Each environment has three types of values injected at runtime:

| Type                                                                       | Encrypted | Description                                                                       |
| -------------------------------------------------------------------------- | --------- | --------------------------------------------------------------------------------- |
| [**Environment variables**](/tutorials-environments/environment-variables) | No        | Plain-text key-value pairs, configured on the **Variables** tab under **Secrets** |
| **Linked global secrets**                                                  | Yes       | Encrypted values linked from your global secrets                                  |
| **Direct environment secrets**                                             | Yes       | Encrypted values set directly on the environment                                  |

### Runtime precedence

If the same name appears in more than one place, the highest-priority value wins:

1. **Environment variables** (lowest)
2. **Linked global secrets**
3. **Direct environment secrets** (highest)

### Name validation

All three types share the same naming format:

* Must start with an uppercase letter
* Can contain uppercase letters, digits, and underscores only
* Example: `MY_API_KEY`

### Conflict checks

The platform prevents name collisions.
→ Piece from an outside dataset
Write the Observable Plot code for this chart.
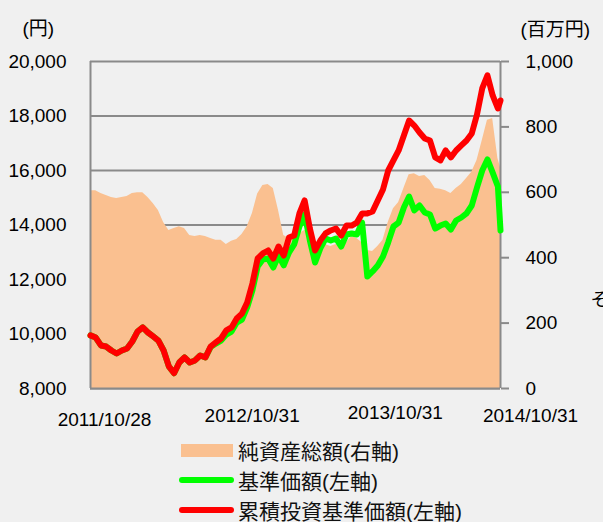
<!DOCTYPE html>
<html><head><meta charset="utf-8">
<script src="https://cdn.jsdelivr.net/npm/d3@7"></script>
<script src="https://cdn.jsdelivr.net/npm/@observablehq/plot@0.6"></script>
<style>
html,body{margin:0;padding:0;background:#f0f0f0;}
#chart{width:603px;height:435px;}
.legend{font-family:'Liberation Sans','Noto Sans CJK JP',sans-serif;font-size:21px;color:#111;}
.row{display:flex;align-items:center;height:30px;padding-left:179px;}
.sw{width:55px;margin-right:4px;display:flex;align-items:center;justify-content:center;}
</style></head><body>
<div id="chart"></div>
<div class="legend" id="legend"></div>
<script>
// ---- data ----
const dates = [
"2011-10-28","2011-11-11","2011-11-25","2011-12-09","2011-12-23","2012-01-06","2012-01-20","2012-02-03","2012-02-17","2012-03-02",
"2012-03-16","2012-03-30","2012-04-13","2012-04-27","2012-05-11","2012-05-25","2012-06-08","2012-06-22","2012-07-06","2012-07-20",
"2012-08-03","2012-08-17","2012-08-31","2012-09-14","2012-09-28","2012-10-12","2012-10-26","2012-11-09","2012-11-23","2012-12-07",
"2012-12-21","2013-01-04","2013-01-18","2013-02-01","2013-02-15","2013-03-01","2013-03-15","2013-03-29","2013-04-12","2013-04-26",
"2013-05-10","2013-05-24","2013-06-07","2013-06-21","2013-07-05","2013-07-19","2013-08-02","2013-08-16","2013-08-30","2013-09-13",
"2013-09-27","2013-10-11","2013-10-25","2013-11-08","2013-11-22","2013-12-06","2013-12-20","2014-01-03","2014-01-17","2014-01-31",
"2014-02-14","2014-02-28","2014-03-14","2014-03-28","2014-04-11","2014-04-25","2014-05-09","2014-05-23","2014-06-06","2014-06-20",
"2014-07-04","2014-07-18","2014-08-01","2014-08-15","2014-08-29","2014-09-12","2014-09-26","2014-10-10","2014-10-24","2014-10-31"
];
// 純資産総額 (百万円, right axis)
const netAssets = [
605,605,596,590,584,581,584,587,596,599,
599,584,566,544,508,483,489,495,489,468,
465,468,465,459,453,453,440,450,456,471,
495,535,595,621,624,612,544,468,459,465,
474,483,477,453,437,440,434,440,431,446,
465,459,446,422,419,434,453,508,550,569,
612,654,657,648,651,636,612,609,605,596,
612,624,642,661,697,758,820,826,703,676
];
// 基準価額 (円, left axis)
const basePrice = [
9950,9870,9580,9540,9395,9285,9395,9470,9725,10090,
10240,10055,9910,9760,9395,8810,8560,8955,9140,8955,
9030,9210,9140,9520,9650,9760,9980,10090,10420,10530,
10975,11600,12475,12735,12770,12440,12880,12515,12990,13285,
13945,14385,13430,12625,13140,13505,13430,13505,13210,13650,
13690,13650,14090,12110,12295,12515,12845,13360,13945,14090,
14645,15045,14535,14715,14460,14385,13870,13980,14055,13835,
14165,14275,14425,14715,15375,16000,16405,15925,15415,13800
];
// 累積投資基準価額 (円, left axis)
const cumPrice = [
9950,9870,9580,9540,9395,9285,9395,9470,9725,10090,
10240,10055,9910,9760,9395,8810,8560,8955,9140,8955,
9030,9210,9140,9540,9690,9835,10130,10240,10570,10750,
11155,11855,12770,12955,13065,12770,13210,12880,13540,13615,
14425,14900,13870,13065,13430,13690,13800,13870,13615,13980,
13980,14090,14425,14425,14495,14900,15305,16000,16370,16735,
17285,17835,17650,17395,17175,17100,16480,16370,16735,16480,
16735,16920,17100,17360,18055,19010,19490,18755,18275,18570
];
const leftTicks = [8000,10000,12000,14000,16000,18000,20000];
const rightTicks = [0,200,400,600,800,1000];
const xTickDates = ["2011-10-28","2012-10-31","2013-10-31","2014-10-31"];
const xTickLabels = ["2011/10/28","2012/10/31","2013/10/31","2014/10/31"];
const seriesNames = ["純資産総額(右軸)","基準価額(左軸)","累積投資基準価額(左軸)"];
const leftUnit = "(円)";
const rightUnit = "(百万円)";
const strayText = "そ";

// ---- styling ----
const colors = ["#fac090","#00ff00","#ff0000"];
const gridColor = "#8a8a8a";
const labelDx = [14,24,31,30];
const labelDy = [37,33,30,33];

const L0 = leftTicks[0], L1 = leftTicks[leftTicks.length-1];
const R0 = rightTicks[0], R1 = rightTicks[rightTicks.length-1];
const toLeft = v => L0 + (v - R0) * (L1 - L0) / (R1 - R0);
const fromLeft = v => R0 + (v - L0) * (R1 - R0) / (L1 - L0);

const data = dates.map((d,i) => ({date: new Date(d), nav: netAssets[i], base: basePrice[i], cum: cumPrice[i]}));
const first = data[0].date, last = data[data.length-1].date;

const marks = [
  Plot.gridY(leftTicks, {stroke: gridColor, strokeOpacity: 1, strokeWidth: 2}),
  Plot.areaY(data, {x: "date", y1: L0, y2: d => toLeft(d.nav), fill: colors[0]}),
  Plot.ruleY([L0], {stroke: gridColor, strokeWidth: 2}),
  Plot.ruleX([first], {stroke: gridColor, strokeWidth: 2}),
  Plot.ruleX([last], {stroke: gridColor, strokeWidth: 2}),
  Plot.lineY(data, {x: "date", y: "base", stroke: colors[1], strokeWidth: 6, strokeLinejoin: "round", strokeLinecap: "round"}),
  Plot.lineY(data, {x: "date", y: "cum", stroke: colors[2], strokeWidth: 6, strokeLinejoin: "round", strokeLinecap: "round"}),
  Plot.axisY(leftTicks, {anchor: "left", tickSize: 0, tickPadding: 24, tickFormat: d3.format(",")}),
  Plot.axisY(rightTicks.map(toLeft), {anchor: "right", tickSize: 8, tickPadding: 17, stroke: gridColor, strokeWidth: 2, tickFormat: d => d3.format(",")(Math.round(fromLeft(d)))}),
  Plot.text([leftUnit], {text: d => d, frameAnchor: "top-left", dx: -68, dy: -40, textAnchor: "start", fontSize: 19, letterSpacing: 3}),
  Plot.text([rightUnit], {text: d => d, frameAnchor: "top-right", dx: 20, dy: -39, textAnchor: "start", fontSize: 19, letterSpacing: 3}),
  Plot.text([strayText], {text: d => d, frameAnchor: "right", dx: 90, dy: 75, textAnchor: "start", fontSize: 18})
];
xTickDates.forEach((d,i) => {
  marks.push(Plot.text([{date: new Date(d), label: xTickLabels[i]}], {x: "date", text: "label", frameAnchor: "bottom", dx: labelDx[i], dy: labelDy[i], fontSize: 19}));
});

const chart = Plot.plot({
  width: 603, height: 435,
  marginLeft: 90, marginRight: 103, marginTop: 61, marginBottom: 47,
  x: {type: "utc", domain: [first, last], axis: null},
  y: {domain: [L0, L1], axis: null},
  style: {fontFamily: "'Liberation Sans','Noto Sans CJK JP',sans-serif", fontSize: "19px", background: "#f0f0f0", color: "#000"},
  marks
});
document.getElementById("chart").appendChild(chart);

const legend = document.getElementById("legend");
seriesNames.forEach((name,i) => {
  const row = document.createElement("div"); row.className = "row";
  const sw = document.createElement("div"); sw.className = "sw";
  const s = document.createElement("div");
  if (i === 0) { s.style.cssText = `width:52px;height:13px;background:${colors[i]}`; }
  else { s.style.cssText = `width:55px;height:6px;border-radius:3px;background:${colors[i]}`; }
  sw.appendChild(s);
  const t = document.createElement("span"); t.textContent = name;
  row.appendChild(sw); row.appendChild(t);
  legend.appendChild(row);
});
</script></body></html>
When adding or linking a secret, it will be rejected if the name is already taken by:

* An existing direct secret
* Another linked secret
* An environment variable

## Scope and Access

* **Personal secrets** can be linked to your personal environments
* **Team secrets** can be linked to environments within the same team

## Troubleshooting

<AccordionGroup>
  <Accordion title="Secret not found when linking">
    Make sure the secret exists in the same scope (personal vs team) as the environment.
  </Accordion>

  <Accordion title="A direct secret with the name ... already exists">
    Rename or remove the existing direct secret first, then link the global secret.
  </Accordion>

  <Accordion title="An environment variable with the name ... already exists">
    Rename or remove that environment variable before adding or linking the secret.
  </Accordion>

  <Accordion title="Secret missing at runtime">
    Confirm the secret appears on the environment **Secrets** tab and that your environment code reads the correct variable name.